What to work on: Extract everything from the first line through the line with "-4.42, -4.42, -4.0, -3.7, -3.9, -5.4, -8.3]", both ends included, except for any pictures.

━━━━━━━━━━

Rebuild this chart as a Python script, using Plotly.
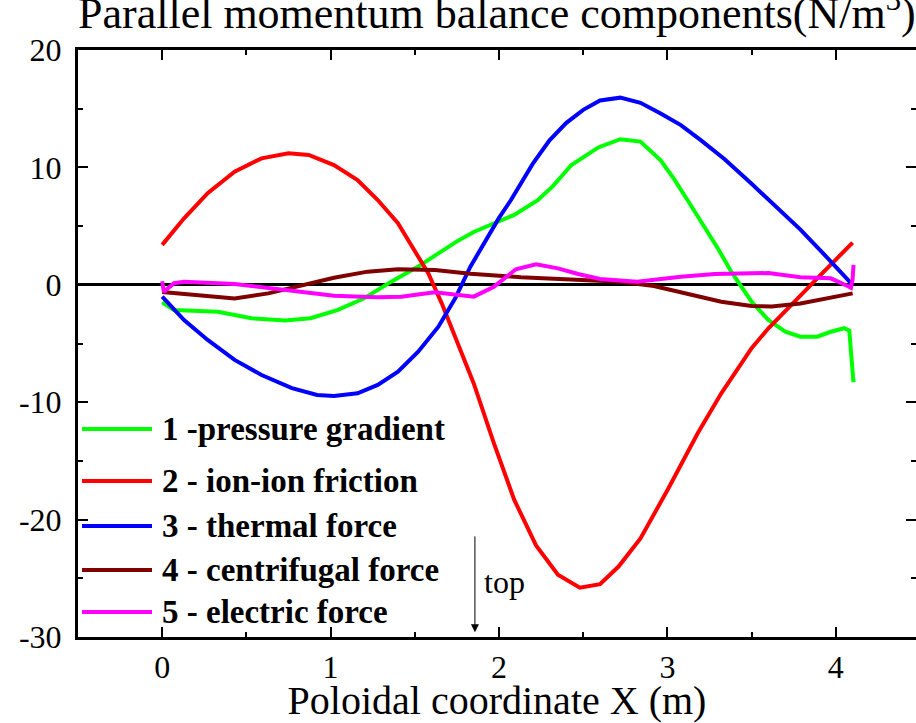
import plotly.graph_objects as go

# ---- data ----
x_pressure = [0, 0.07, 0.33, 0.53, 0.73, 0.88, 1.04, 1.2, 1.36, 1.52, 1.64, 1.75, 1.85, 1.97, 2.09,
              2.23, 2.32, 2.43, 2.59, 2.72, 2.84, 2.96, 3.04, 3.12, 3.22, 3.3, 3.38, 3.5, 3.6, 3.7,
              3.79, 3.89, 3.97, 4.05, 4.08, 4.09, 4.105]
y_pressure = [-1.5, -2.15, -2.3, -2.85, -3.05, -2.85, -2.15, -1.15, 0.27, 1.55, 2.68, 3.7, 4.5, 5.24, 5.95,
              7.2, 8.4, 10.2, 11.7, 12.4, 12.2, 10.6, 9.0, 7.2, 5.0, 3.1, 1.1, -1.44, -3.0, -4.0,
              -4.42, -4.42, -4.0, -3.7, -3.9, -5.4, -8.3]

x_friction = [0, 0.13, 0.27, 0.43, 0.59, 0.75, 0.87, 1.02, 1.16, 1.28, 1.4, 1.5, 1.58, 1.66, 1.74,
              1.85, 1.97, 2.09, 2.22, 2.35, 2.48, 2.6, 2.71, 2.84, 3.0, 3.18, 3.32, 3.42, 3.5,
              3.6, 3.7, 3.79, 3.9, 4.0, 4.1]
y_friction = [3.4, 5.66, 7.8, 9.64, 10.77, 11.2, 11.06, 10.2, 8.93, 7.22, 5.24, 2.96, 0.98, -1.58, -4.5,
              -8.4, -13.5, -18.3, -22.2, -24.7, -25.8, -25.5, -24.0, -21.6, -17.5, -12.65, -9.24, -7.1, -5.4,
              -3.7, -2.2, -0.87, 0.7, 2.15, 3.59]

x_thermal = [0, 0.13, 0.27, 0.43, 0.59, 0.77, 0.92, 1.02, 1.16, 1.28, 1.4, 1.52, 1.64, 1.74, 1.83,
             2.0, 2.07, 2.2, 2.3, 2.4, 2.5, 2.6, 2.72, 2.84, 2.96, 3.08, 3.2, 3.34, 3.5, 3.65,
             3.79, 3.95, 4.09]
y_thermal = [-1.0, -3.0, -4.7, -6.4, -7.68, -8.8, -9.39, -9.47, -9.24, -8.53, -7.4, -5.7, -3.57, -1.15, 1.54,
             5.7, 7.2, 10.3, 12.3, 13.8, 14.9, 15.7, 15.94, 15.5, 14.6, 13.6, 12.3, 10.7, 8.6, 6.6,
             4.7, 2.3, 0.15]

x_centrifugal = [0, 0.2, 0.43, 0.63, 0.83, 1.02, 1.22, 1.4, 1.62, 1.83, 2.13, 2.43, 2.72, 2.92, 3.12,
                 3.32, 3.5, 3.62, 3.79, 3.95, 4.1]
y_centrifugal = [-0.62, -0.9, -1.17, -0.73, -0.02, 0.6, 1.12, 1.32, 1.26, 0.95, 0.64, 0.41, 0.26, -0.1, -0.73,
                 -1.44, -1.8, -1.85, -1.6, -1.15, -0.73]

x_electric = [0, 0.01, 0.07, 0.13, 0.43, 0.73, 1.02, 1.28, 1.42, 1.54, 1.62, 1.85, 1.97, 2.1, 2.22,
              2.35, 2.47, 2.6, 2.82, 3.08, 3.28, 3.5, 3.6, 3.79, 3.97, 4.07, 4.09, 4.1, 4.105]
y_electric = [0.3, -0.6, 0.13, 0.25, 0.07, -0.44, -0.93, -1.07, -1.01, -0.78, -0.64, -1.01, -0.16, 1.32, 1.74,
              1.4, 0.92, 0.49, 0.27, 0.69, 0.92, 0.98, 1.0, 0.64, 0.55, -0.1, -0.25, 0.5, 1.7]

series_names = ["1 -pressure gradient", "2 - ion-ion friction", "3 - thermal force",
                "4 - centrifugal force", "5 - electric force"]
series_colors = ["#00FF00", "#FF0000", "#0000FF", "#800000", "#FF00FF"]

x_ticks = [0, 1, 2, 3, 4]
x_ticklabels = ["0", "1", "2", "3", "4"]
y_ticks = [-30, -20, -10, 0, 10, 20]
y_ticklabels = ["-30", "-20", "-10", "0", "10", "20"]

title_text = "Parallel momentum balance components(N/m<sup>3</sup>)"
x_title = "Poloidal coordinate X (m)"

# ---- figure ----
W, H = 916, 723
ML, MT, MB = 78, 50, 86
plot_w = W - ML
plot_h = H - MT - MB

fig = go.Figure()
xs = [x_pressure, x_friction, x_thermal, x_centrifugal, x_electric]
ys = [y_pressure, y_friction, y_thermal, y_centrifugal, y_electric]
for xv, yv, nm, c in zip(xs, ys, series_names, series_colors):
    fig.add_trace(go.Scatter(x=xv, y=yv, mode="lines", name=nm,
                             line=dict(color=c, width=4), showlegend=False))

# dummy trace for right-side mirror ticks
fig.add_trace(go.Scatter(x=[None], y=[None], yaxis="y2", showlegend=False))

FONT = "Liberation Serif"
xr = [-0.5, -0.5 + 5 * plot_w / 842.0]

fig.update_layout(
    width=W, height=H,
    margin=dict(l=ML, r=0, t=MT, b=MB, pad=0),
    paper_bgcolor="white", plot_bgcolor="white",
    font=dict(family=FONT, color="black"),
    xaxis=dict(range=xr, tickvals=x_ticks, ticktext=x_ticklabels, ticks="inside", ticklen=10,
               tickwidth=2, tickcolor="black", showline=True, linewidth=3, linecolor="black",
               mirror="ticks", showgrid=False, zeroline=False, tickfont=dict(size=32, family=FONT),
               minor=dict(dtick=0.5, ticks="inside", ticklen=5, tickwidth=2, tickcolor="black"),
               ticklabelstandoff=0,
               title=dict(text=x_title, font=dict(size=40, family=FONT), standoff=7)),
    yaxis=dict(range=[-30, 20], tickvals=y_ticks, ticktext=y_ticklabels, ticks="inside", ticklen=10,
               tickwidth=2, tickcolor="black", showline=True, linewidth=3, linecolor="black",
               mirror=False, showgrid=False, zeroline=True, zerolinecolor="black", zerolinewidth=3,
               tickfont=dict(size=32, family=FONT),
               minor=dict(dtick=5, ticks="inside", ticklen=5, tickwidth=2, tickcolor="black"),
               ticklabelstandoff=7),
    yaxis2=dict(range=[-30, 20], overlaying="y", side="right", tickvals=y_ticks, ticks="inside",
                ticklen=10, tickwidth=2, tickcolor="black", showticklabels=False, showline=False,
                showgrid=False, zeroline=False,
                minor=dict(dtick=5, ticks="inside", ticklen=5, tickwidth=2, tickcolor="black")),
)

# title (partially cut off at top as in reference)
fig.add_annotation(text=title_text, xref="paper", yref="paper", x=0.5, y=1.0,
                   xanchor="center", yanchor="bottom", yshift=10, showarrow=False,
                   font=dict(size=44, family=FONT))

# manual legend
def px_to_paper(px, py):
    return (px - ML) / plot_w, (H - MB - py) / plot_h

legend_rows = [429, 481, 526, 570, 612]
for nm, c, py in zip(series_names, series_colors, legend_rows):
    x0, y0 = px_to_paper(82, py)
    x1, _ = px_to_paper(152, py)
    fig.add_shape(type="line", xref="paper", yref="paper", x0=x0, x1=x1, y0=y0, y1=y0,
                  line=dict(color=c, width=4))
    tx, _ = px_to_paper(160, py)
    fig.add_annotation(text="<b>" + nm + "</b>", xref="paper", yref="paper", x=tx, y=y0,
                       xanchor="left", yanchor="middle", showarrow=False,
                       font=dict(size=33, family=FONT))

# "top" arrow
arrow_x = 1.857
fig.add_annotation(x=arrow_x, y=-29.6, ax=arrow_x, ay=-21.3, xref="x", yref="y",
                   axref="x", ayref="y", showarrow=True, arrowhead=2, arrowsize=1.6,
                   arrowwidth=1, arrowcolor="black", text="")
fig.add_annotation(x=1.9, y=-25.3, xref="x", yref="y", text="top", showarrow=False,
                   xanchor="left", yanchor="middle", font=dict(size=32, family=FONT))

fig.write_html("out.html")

━━━━━━━━━━

Task output:
Rebuild this chart as a Python script, using Plotly.
import plotly.graph_objects as go

# ---- data ----
x_pressure = [0, 0.07, 0.33, 0.53, 0.73, 0.88, 1.04, 1.2, 1.36, 1.52, 1.64, 1.75, 1.85, 1.97, 2.09,
              2.23, 2.32, 2.43, 2.59, 2.72, 2.84, 2.96, 3.04, 3.12, 3.22, 3.3, 3.38, 3.5, 3.6, 3.7,
              3.79, 3.89, 3.97, 4.05, 4.08, 4.09, 4.105]
y_pressure = [-1.5, -2.15, -2.3, -2.85, -3.05, -2.85, -2.15, -1.15, 0.27, 1.55, 2.68, 3.7, 4.5, 5.24, 5.95,
              7.2, 8.4, 10.2, 11.7, 12.4, 12.2, 10.6, 9.0, 7.2, 5.0, 3.1, 1.1, -1.44, -3.0, -4.0,
              -4.42, -4.42, -4.0, -3.7, -3.9, -5.4, -8.3]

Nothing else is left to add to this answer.